Joining a group discussion in March last year with deputies from Shandong during the annual session of the National People’s Congress, Xi said Daicun village proves the Chinese proverb that the locomotive decides how fast a train runs.

Xi called for more rural Party secretaries like Wang to provide a sound base of governance for rural vitalization.

A poverty-stricken village that was deeply in debt in the late 1990s, Daicun had risen by 2018 to have an average net income for residents of 68,000 yuan ($10,200), more than four times the national average for farmers.

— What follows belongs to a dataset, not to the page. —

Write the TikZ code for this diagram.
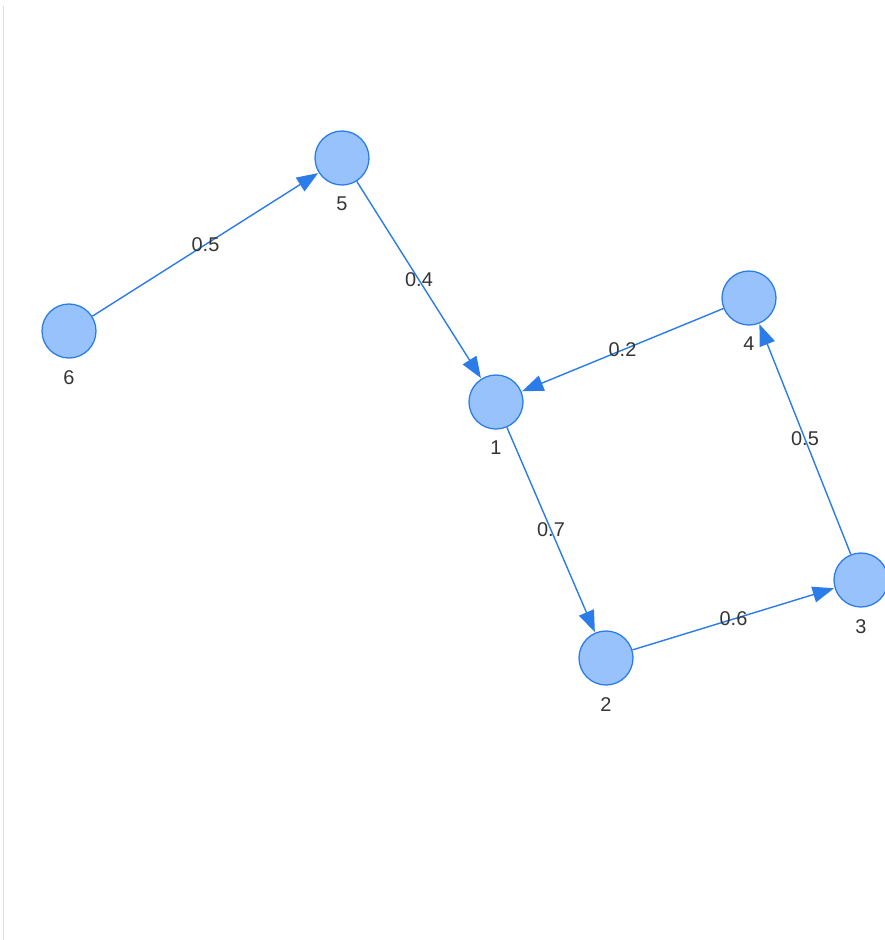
\documentclass[tikz,border=0pt]{standalone}
\usepackage{fontspec}
\setmainfont{Liberation Sans}
\usepackage{tikz}
\usetikzlibrary{arrows.meta}

\definecolor{nodeborder}{HTML}{2B7CE9}
\definecolor{nodefill}{HTML}{97C2FC}
\definecolor{labeltext}{HTML}{343434}
\definecolor{frameline}{HTML}{DDDDDD}

\begin{document}
\begin{tikzpicture}[
    x=0.03cm, y=-0.03cm,
    every node/.style={font=\fontsize{17}{20}\selectfont, text=labeltext},
    vertex/.style={circle, draw=nodeborder, fill=nodefill, line width=1.1pt, minimum size=1.62cm, inner sep=0pt,
        label={[yshift=-0.22cm]below:#1}},
    arrow/.style={-{Triangle[length=0.64cm, width=0.48cm]}, draw=nodeborder, line width=1.2pt, shorten >=0.5pt},
    weight/.style={midway, inner sep=0pt}
]
    \useasboundingbox (0,0) rectangle (884,940);
    \draw[frameline, line width=1pt] (3.5,6) -- (3.5,940);

    % vertices
    \node[vertex=1] (n1) at (496,402) {};
    \node[vertex=2] (n2) at (606,658) {};
    \node[vertex=3] (n3) at (861,580) {};
    \node[vertex=4] (n4) at (749,298) {};
    \node[vertex=5] (n5) at (342,158) {};
    \node[vertex=6] (n6) at (69,331) {};

    % weighted edges
    \draw[arrow] (n6) -- node[weight]{0.5} (n5);
    \draw[arrow] (n5) -- node[weight]{0.4} (n1);
    \draw[arrow] (n4) -- node[weight]{0.2} (n1);
    \draw[arrow] (n1) -- node[weight]{0.7} (n2);
    \draw[arrow] (n2) -- node[weight]{0.6} (n3);
    \draw[arrow] (n3) -- node[weight]{0.5} (n4);
\end{tikzpicture}
\end{document}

Last year, the village built several new facilities in response to Xi’s call for revitalizing rural areas. Those include a new agricultural exhibition hall and a tourism base showcasing collectibles and the history of “educated youth”-urban youth who went to rural areas during the 1960s and 70s in response to a call from Chairman Mao Zedong for “making achievements in the countryside”.

Businesses run by the village generated output value of 2.8 billion yuan last year, and agricultural and service industries are now major growth engines of its economy.

A 1,300-hectare national-level agricultural exhibition area, for example, attracted more than 20,000 visitors during Spring Festival, contributing a significant share of revenue to the village, according to Liu Yanbin, deputy general manager of the area.

A larger training center to teach farmers how to develop rural areas is now under construction in the village. With four buildings, the center is scheduled to be in service in October.

The rural vitalization strategy was proposed by Xi at the 19th National Congress of the Communist Party of China in 2017, with the overall goal of building rural areas with thriving businesses, pleasant living environments, social etiquette, effective governance and prosperity.

Shandong released a five-year plan on its rural vitalization in May, the first of its kind, mapping out a number of major projects, programs and actions for the five-year period 2018-22.

Some of the projects aim to integrate talent recruitment, land use, finance and industrial structure by 2022 in rural areas. Thirty percent of villages in the province are expected to see their agricultural industry upgraded and modernized, creating 120 billion yuan worth of added value.